BBC News - Bad news stories 'alter women's stress response'
 
Anxiety is having to poop really really bad, waiting for a stall at a public place, finally getting to the pot, dropping your pants and the load only to discover that there is no toilet paper. That is ANXIETY.
 
Anxiety is often triggered by stress in our lives. Some of us are more vulnerable to anxiety than others, but even those who become anxious easily can learn to manage it well. Mild anxiety is vague and unsettling, while severe anxiety can be extremely debilitating, having a serious impact on daily life.
 
Real anxiety is one thing, and my heart goes out to those so badly stressed.

But then there are others that have "anxiety," not because they're wusses, but because they're controlling attention whores.
 
Social anxiety disorder, testing taking anxiety, performance anxiety, etc. What is it really? Is anxiety nothing more than a well crafted medical euphamism for puss-itis? Vote today and tell us what you think?

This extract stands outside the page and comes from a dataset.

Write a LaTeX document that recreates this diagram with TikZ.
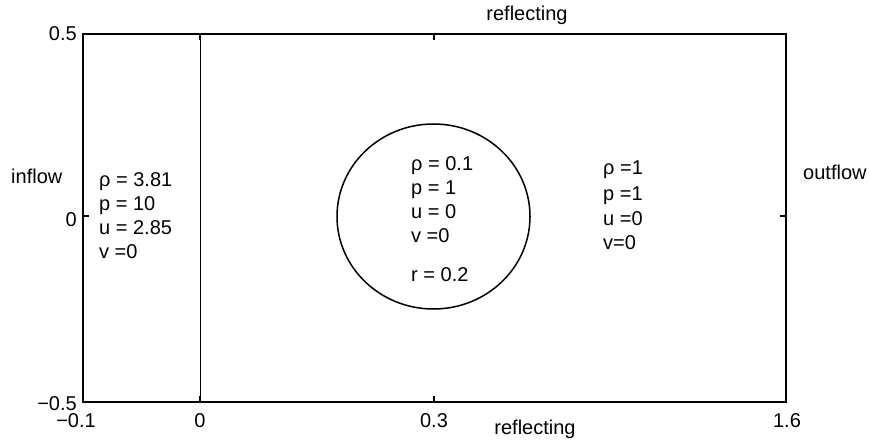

If you've never experienced anxiety you must not have a very busy life at all.
 
Anxiety is a psychological and physiological state characterized by somatic, emotional, cognitive, and behavioral components.
 
Adults abused as kids at a higher risk of becoming aggressive...
:confused:
Study: Adolescent Stress Could Lead to Adult Aggression
January 17, 2013 - It's well known that adults abused as children frequently exhibit violent behavior. Now a new study with laboratory rats suggests a direct link between stress in childhood and brain alterations that may explain the violence.
Swiss researchers have found evidence that neurological changes apparently caused by abusive or stressful events in an individual's early life might trigger aggressive behavior in adulthood. Scientists at the Ecole Polytechnique Federale de Lausanne or EPFL in Switzerland investigated the effects of psychological stress in 43 young rats. Study co-author Guillaume Poirier says they found that the rat pups which were exposed to frightening situations during their early development, were more aggressive as adults than normal rats.

When he and his colleagues studied electrical activity in the stressed rodents’ brains, comparing them to the brains of normal rodents, Poirier says they found significant differences in two regions of the brain associated with aggressive behavior -- the amygdala and orbitofrontal cortex: “One can think of the amygdala as a sort of a quote-end-quote hot spot for emotion, and the orbitofrontal cortex is part of more so-called executive decisional processes,” Poirier said.

Poirier says there was a decrease in the activity of the orbitofrontal cortex, which normally has a calming effect in stressful situations, helping individuals reason their way through negative emotions. In the rat models, researchers also identified changes in the activity of two genes that pre-dispose humans to aggressive emotions.

One of those genes, called MAOA, was more active in the stressed rats’ prefrontal cortex. Poirier says drugs known as MAOA inhibitors -- which are used to treat depression in humans -- soothed the rats' aggressive and anti-social behavior. “And, in fact, when we administered this drug to the individuals (rats) that were more aggressive, it normalized their behavior, suggesting that it’s not that if you’ve experienced these early life events, that’s it - that you are into a single track of emotional disturbances and mayhem,” Poirier said. An article on the impact of youthful stress on aggressive adult behavior is published in the journal Translational Psychiatry.